The high-pass notch allows for the suppression of 50 or 60 Hz power line components.
However, the higher order filters are also almost always implemented as cascaded biquads.
Many of the A/D and D/A front ends we have done have used a multiple stage approach to the implementation fo the antialiasing process. Very often the basic A/D or D/A is a sigma-delta design with a cascade of either CIC or other decimation techniques, but we have often used a final stage of IIR filtering at an intermediate rate before the final decimation to the desired sampling rate.
An IIR filter is very useful for replicating the response of an analogue filter, using very little DSP resource and imposing very little latency. One example is loudspeaker crossover filters for professional audio applications. Although linear phase (using FIRs) is sometimes desirable, the price paid in latency is often unacceptable for live applications. The most popular IIR filter for this is 4th order using the Linkwitz-Riley (Butterworth Squared) alignment. Some loudspeakers require higher-order high-pass filters to prevent delicate tweeters from being damaged by low frequencies.
As probbie already pointed out, IIR filters are necessary, if we want comparable results as with analogue filters. That's the reason why I use them:
Previously we had analogue butterworth filters of 4th order (separate highpass and lowpass), then I replaced them with 4th-order-IIR-filters.
This has been especially important because in our product the filters are calibrated on the flanges (-20dB down). So the digital filters must have very similar behavior and that's not possible with FIR.
However, I encountered a big challenge when trying to design a 1.5Hz HPF (butterworth 4th-order, sequence of Biquads) @ 48kS/s. After a time of around 20 minutes, the filter failed, repeatedly. It cost me a lot of investigation time to find out that the filter coefficients had been wrong and why.
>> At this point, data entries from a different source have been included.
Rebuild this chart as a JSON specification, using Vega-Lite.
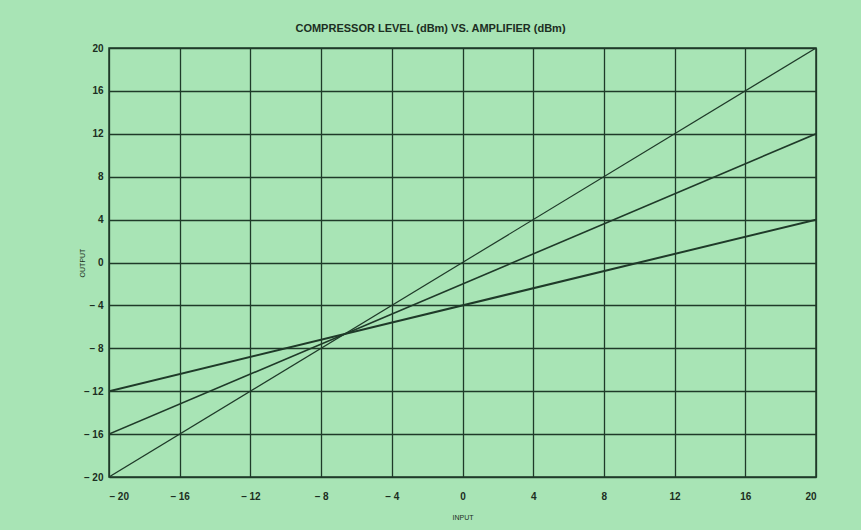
{
  "$schema": "https://vega.github.io/schema/vega-lite/v6.json",
  "width": 707,
  "height": 429,
  "autosize": {"type": "none"},
  "padding": {"left": 109, "top": 48, "right": 45, "bottom": 53},
  "background": "#a8e4b5",
  "title": {
    "text": "COMPRESSOR LEVEL (dBm) VS. AMPLIFIER (dBm)",
    "font": "Liberation Sans",
    "fontSize": 11,
    "fontWeight": "bold",
    "color": "#1c2e22",
    "offset": 9,
    "dx": -32
  },
  "config": {
    "view": {"stroke": "#1f3a29", "strokeWidth": 1.5, "fill": "#a8e4b5"},
    "axis": {
      "labelFont": "Liberation Sans",
      "labelFontSize": 10,
      "labelFontWeight": "bold",
      "labelColor": "#1c2e22",
      "titleFont": "Liberation Sans",
      "titleFontSize": 7,
      "titleFontWeight": "normal",
      "titleColor": "#1c2e22",
      "gridColor": "#1f3a29",
      "gridOpacity": 1,
      "gridWidth": 1.3,
      "domain": false,
      "ticks": false
    }
  },
  "data": {
    "values": [
      {"series": "A", "input": -20, "output": -20},
      {"series": "A", "input": 20, "output": 20},
      {"series": "B", "input": -20, "output": -16},
      {"series": "B", "input": 20, "output": 12},
      {"series": "C", "input": -20, "output": -12},
      {"series": "C", "input": 20, "output": 4}
    ]
  },
  "mark": {"type": "line", "color": "#1f3a29", "clip": true},
  "encoding": {
    "x": {
      "field": "input",
      "type": "quantitative",
      "scale": {"domain": [-20, 20], "nice": false},
      "axis": {
        "values": [-20, -16, -12, -8, -4, 0, 4, 8, 12, 16, 20],
        "title": "INPUT",
        "titlePadding": 12,
        "labelPadding": 14,
        "labelExpr": "datum.value < 0 ? '– ' + abs(datum.value) : datum.value"
      }
    },
    "y": {
      "field": "output",
      "type": "quantitative",
      "scale": {"domain": [-20, 20], "nice": false},
      "axis": {
        "values": [-20, -16, -12, -8, -4, 0, 4, 8, 12, 16, 20],
        "title": "OUTPUT",
        "titleX": -24,
        "labelPadding": 6,
        "labelExpr": "datum.value < 0 ? '– ' + abs(datum.value) : datum.value"
      }
    },
    "detail": {"field": "series"},
    "strokeWidth": {
      "field": "series",
      "type": "nominal",
      "scale": {"domain": ["A", "B", "C"], "range": [1.2, 2, 2]},
      "legend": null
    }
  }
}
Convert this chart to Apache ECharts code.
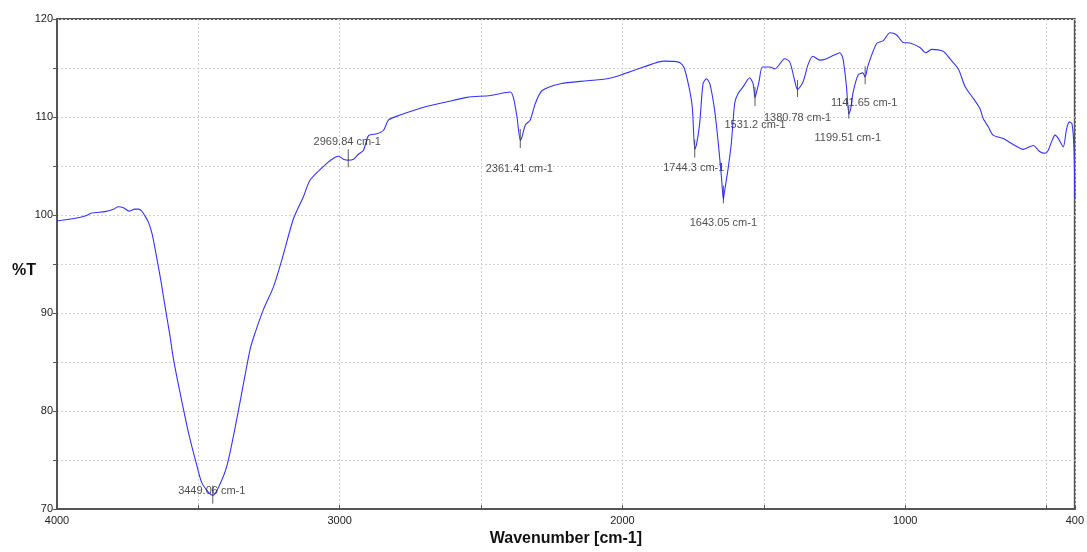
<!DOCTYPE html>
<html>
<head>
<meta charset="utf-8">
<script src="https://cdn.jsdelivr.net/npm/echarts@6/dist/echarts.min.js"></script>
<style>
html,body{margin:0;padding:0;background:#fff;}
#chart{width:1087px;height:552px;}
</style>
</head>
<body>
<div id="chart"></div>
<script>
// ---- Data ----
const wavenumbers = [
  4000, 3950, 3901, 3877, 3830, 3800, 3783, 3765, 3745, 3725, 3712, 3700, 3691, 3677, 3663,
  3647, 3632, 3618, 3600, 3588, 3565, 3535, 3505, 3488, 3464, 3449, 3429, 3399, 3364, 3317,
  3299, 3270, 3234, 3205, 3164, 3128, 3104, 3045, 3016, 3004, 2987, 2970, 2951, 2934, 2916,
  2898, 2868, 2845, 2827, 2786, 2715, 2621, 2550, 2467, 2396, 2385, 2373, 2361, 2355, 2343,
  2326, 2308, 2284, 2219, 2125, 2054, 1995, 1925, 1854, 1801, 1783, 1765, 1753, 1744, 1738,
  1727, 1715, 1703, 1691, 1674, 1662, 1650, 1643, 1640, 1627, 1615, 1603, 1591, 1573, 1550,
  1538, 1531, 1526, 1517, 1505, 1479, 1461, 1426, 1408, 1390, 1381, 1361, 1343, 1326, 1302,
  1278, 1249, 1231, 1220, 1208, 1199, 1193, 1184, 1166, 1150, 1142, 1131, 1101, 1077, 1054,
  1031, 1007, 983, 948, 927, 907, 866, 842, 812, 788, 759, 736, 724, 706, 689,
  653, 618, 582, 547, 523, 505, 494, 482, 470, 458, 441, 429, 419, 410, 403, 400
];
const transmittance = [
  99.4, 99.6, 99.9, 100.2, 100.35, 100.6, 100.85, 100.75, 100.4, 100.6, 100.6, 100.4, 100.0, 99.3, 98.0,
  95.6, 93.2, 90.7, 87.6, 85.3, 81.9, 77.8, 74.4, 72.7, 71.7, 71.4, 72.2, 74.4, 79.2, 86.3,
  88.0, 90.35, 92.7, 95.4, 99.6, 101.9, 103.6, 105.3, 105.9, 106.0, 105.7, 105.6, 105.7, 106.2, 106.6,
  108.1, 108.3, 108.65, 109.7, 110.2, 110.9, 111.55, 112.0, 112.2, 112.55, 111.9, 110.0, 107.6, 108.0, 109.2,
  109.7, 111.4, 112.7, 113.4, 113.7, 113.9, 114.4, 115.1, 115.7, 115.6, 115.1, 113.1, 111.0, 106.7, 107.2,
  109.3, 113.4, 113.9, 113.4, 110.7, 107.6, 103.9, 101.6, 102.2, 104.6, 107.3, 111.4, 112.4, 113.1, 114.0,
  113.4, 112.0, 112.5, 113.6, 115.1, 115.1, 114.9, 115.95, 115.6, 113.6, 112.8, 113.6, 115.4, 116.2, 115.8,
  115.95, 116.35, 116.55, 115.95, 113.2, 110.3, 110.8, 112.55, 114.3, 114.5, 114.1, 115.3, 117.5, 117.8, 118.6,
  118.4, 117.6, 117.55, 117.1, 116.55, 116.9, 116.7, 115.95, 114.9, 113.1, 111.9, 110.9, 109.85, 109.0, 108.15,
  107.8, 107.2, 106.7, 107.1, 106.45, 106.3, 106.6, 107.5, 108.15, 107.8, 106.95, 108.8, 109.5, 109.3, 106.9, 101.7
];
const peakWavenumbers = [3449.06, 2969.84, 2361.41, 1744.3, 1643.05, 1531.2, 1380.78, 1199.51, 1141.65];
const peakMarkerT = [71.5, 105.8, 107.8, 106.8, 102.1, 112.1, 112.9, 110.5, 114.25];
const xLabelValues = [4000, 3000, 2000, 1000, 400];
const xGridValues = [4000, 3500, 3000, 2500, 2000, 1500, 1000, 500, 400];

// ---- Styling for peak annotations (pixel offsets, not data) ----
const peakLabelOffsets = [[-1,-3],[-1,-16],[-1,30],[-1,20],[0,29],[0,29],[0,29],[-1,26],[-1,28]];
const peakTickLengths = [18,18,19,18,18,19,17,13,18];

const FONT = '"Liberation Sans", Arial, Helvetica, sans-serif';
const chart = echarts.init(document.getElementById('chart'), null, {renderer: 'canvas'});

const spectrum = wavenumbers.map((w, i) => [w, transmittance[i]]);
const peaks = peakWavenumbers.map((w, i) => ({
  value: [w, peakMarkerT[i]],
  symbolSize: [1, peakTickLengths[i]],
  label: {offset: peakLabelOffsets[i]}
}));

chart.setOption({
  animation: false,
  backgroundColor: '#fff',
  grid: {left: 57, right: 12, top: 19, bottom: 42, show: true, borderColor: '#555', borderWidth: 2, backgroundColor: 'transparent'},
  graphic: [
    {type: 'text', left: 12, top: 263, silent: true,
      style: {text: '%T', font: 'bold 16px ' + FONT, fill: '#111'}}
  ],
  xAxis: {
    type: 'value', min: 400, max: 4000, inverse: true,
    name: 'Wavenumber [cm-1]', nameLocation: 'middle', nameGap: 19,
    nameTextStyle: {fontFamily: FONT, fontSize: 16, fontWeight: 'bold', color: '#111'},
    axisLine: {show: true, lineStyle: {color: '#555', width: 2}},
    axisTick: {show: true, inside: true, length: 4, customValues: xGridValues, lineStyle: {color: '#555'}},
    axisLabel: {customValues: xLabelValues, fontFamily: FONT, fontSize: 11, color: '#222', margin: 6,
      formatter: v => String(v)},
    splitLine: {show: true, lineStyle: {color: '#d0d0d0', type: [2, 2], width: 1}}
  },
  yAxis: {
    type: 'value', min: 70, max: 120, interval: 5,
    axisLine: {show: true, lineStyle: {color: '#555', width: 2}},
    axisTick: {show: true, inside: false, length: 4, lineStyle: {color: '#555'}},
    axisLabel: {fontFamily: FONT, fontSize: 11, color: '#222', margin: 4,
      formatter: v => (v % 10 === 0 ? String(v) : '')},
    splitLine: {show: true, lineStyle: {color: '#d0d0d0', type: [2, 2], width: 1}}
  },
  series: [
    {
      type: 'line', data: spectrum, showSymbol: false, smooth: 0.25, z: 3,
      lineStyle: {color: '#3434ff', width: 1.1}, itemStyle: {color: '#3434ff'}
    },
    {
      type: 'scatter', data: peaks, symbol: 'rect', z: 4,
      itemStyle: {color: '#333'},
      label: {show: true, position: 'inside', fontFamily: FONT, fontSize: 11, color: '#222',
        formatter: p => p.value[0] + ' cm-1'}
    }
  ]
});
</script>
</body>
</html>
In the end I realized that Matlab was not able to calculate them with sufficient precision, and (a second flaw) their stability check failed (quite some years ago).
Calculating everything manually with Excel gave me slightly different values and the problem was gone.
Ergo: IIR filters need not many coefficients, but they require immense resolution in calculation - otherwise you might end up with unstability, especially with HPFs.
I would always use them again, but always with due respect!
Generally speaking, you can say that IIR filters only need special attention if you want to design filters with high Q and/or f << Fs - then the precision of the coefficients becomes very important and also the bitwidth of the intermediate stages (can they handle very tall numbers? A problem in fixed-point designs).
However, If you want to design, say, a second order filter with Q<3 @1kHz and Fs is 48kHz - you should have no problem with just any implementation...
Malcom Slaney used a system cascading 4 2nd-order IIRs in his implementation of the Gammatone filterbank for psychoacoustic simulations. Each impulse response is first defined in time-domain, like literally a gamma function times a sinusoid ("gammatone"), then brought to s-domain using Laplace transform and approximated by a pole-zero form.
M. Slaney. ``An Efficient Implementation of the Patterson-Holdsworth Auditory Filter Bank." Apple Computer Technical Report. Vol. 35. 1993.
https://pdfs.semanticscholar.org/d79e/44e2635674e2...
He actually tried making them into one 8-th order IIR. But it was later pointed out by Julius O. Smith at CCRMA that the 8-th order version is unstable at channel frequencies below 500 Hz.
As mentioned by
audio telephony Codecs are using IIR, the main reason being the complexity and lower group-delay compared to FIR interpolator/decimator. ITU standard gives recommendation for the group-delay distortion below 2kHz which makes IIR filter design tough at Fs=8kHz, but nowadays Fs is often 16 or 48kHz, so the delay distortion is no more an issue, in telephony.